Certains patrons semblent découvrir l’importance du collectif, alors que, dans le sport, on l’entretient depuis toujours. La pandémie a accéléré le besoin de recourir à un management collaboratif, plus agile. Raphaël H Cohen souligne un autre élément: «Les millennials sont allergiques à l’autorité hiérarchique, sauf si c’est une autorité légitime.» On n’est plus dans un rapport de domination. Le développement de collaborations internes ou externes atteste cette tendance.

Face à la pénurie de collaborateurs dans certains secteurs, c’est même devenu un pilier central du recrutement. «Proposer un modèle basé sur l’autonomie et la responsabilité, et dans lequel chacun accepte ses différents rôles, plaît aux jeunes.
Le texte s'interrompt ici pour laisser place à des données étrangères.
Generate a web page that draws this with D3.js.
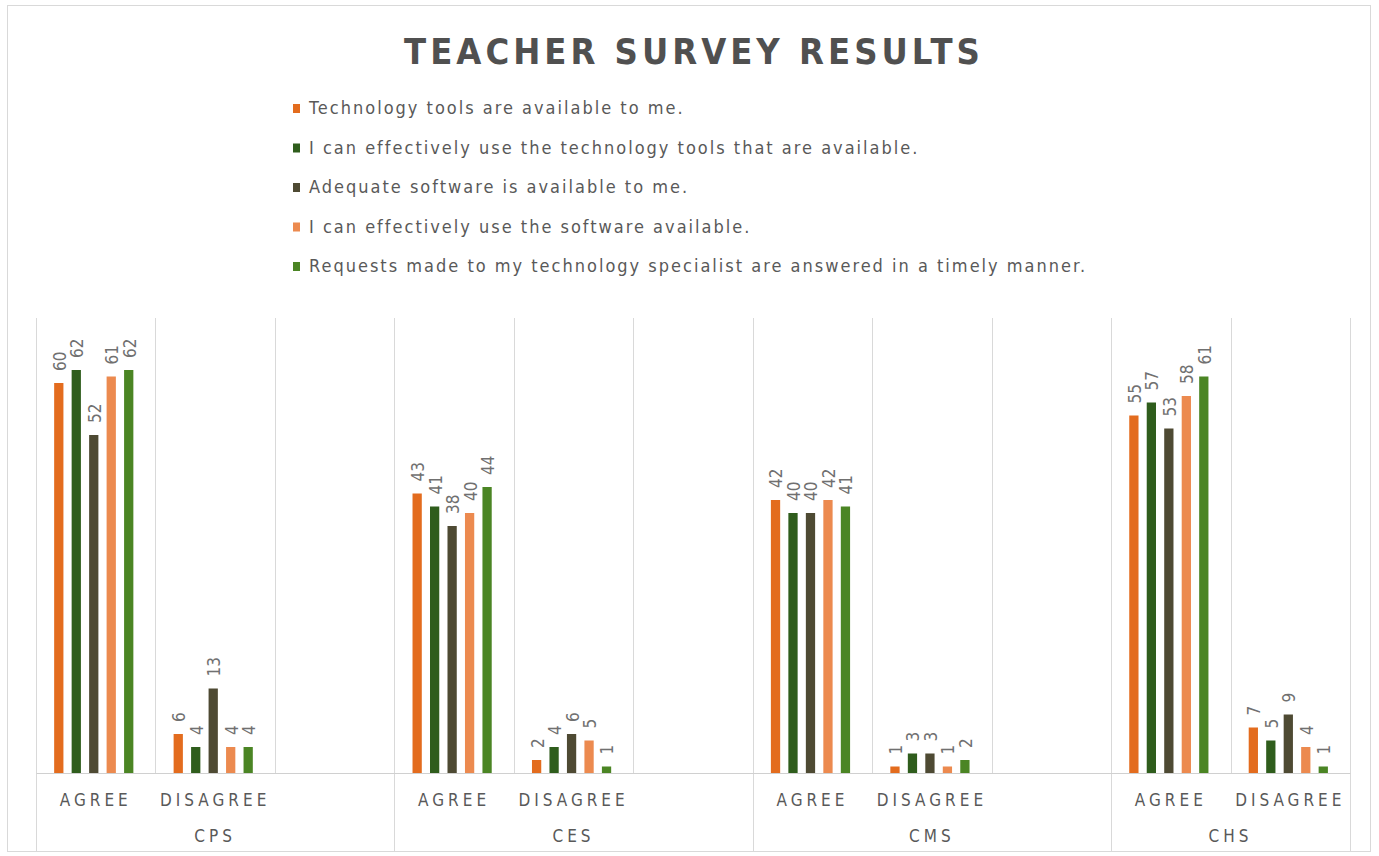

Ça ne veut pas dire que c’est «open bar», précise Ludovic Morand. On est dans un domaine où il y a énormément de pression et chacun a son seuil de tolérance au stress, il faut l’accepter et adapter le management.»

Bienveillance jusqu’à l’épuisement?

Leadership «équi-bienveillant», sans ego, inclusif, agile, constitutionnel, les étiquettes se succèdent. Les dirigeants tentent de répondre à tous et à toutes. Epuisant. Cette image de perfection cache le tabou du burn-out des cadres. Comment tenir? «Parfois je suis cuit, mais jamais je n’en ai ras le bol. Je n’ai pas un bon équilibre, admet Massimo Lorenzi. On n’est pas invulnérable et on ne peut pas faire le travail tout seul. Il faut donc pouvoir partager franchement. Par exemple, lors de mon divorce, j’ai averti l’équipe que je serais un peu moins disponible.»

La fatigue vient aussi du modèle américain du manager parfait. Celui-ci va finir par craquer. «La tolérance mutuelle, sans se mettre sur un piédestal, est nécessaire pour durer, rappelle Raphaël H Cohen. A noter également que «traîner» des collaborateurs avec lesquels on n’est pas compatible est improductif et épuisant. Parfois, il vaut mieux s’en séparer.»

L’apprentissage par l’erreur

Apprendre par l’erreur, tous le disent. Dans la pratique, c’est plus compliqué. «On bascule d’une culture de la stigmatisation de l’erreur à la valorisation de celle-ci, observe Raphaël H Cohen. Il faudrait avoir raté cinq start-up pour enfin être un bon candidat. Soyons francs, en tant que décideur, je choisis la bonne idée proposée par celui qui a le moins d’échecs. L’important est de réussir à apprendre de ses erreurs.»

Nommer l’erreur, l’expliquer, la corriger et l’assumer de manière collective, telle est la piste suivie par Massimo Lorenzi, qui débriefe chaque semaine avec ses équipes. «Tout le monde n’a pas la même idée de l’erreur, nuance-t-il. Ce n’est pas le vrai ou le faux qui compte, mais la réflexion et le cheminement qui va avec.»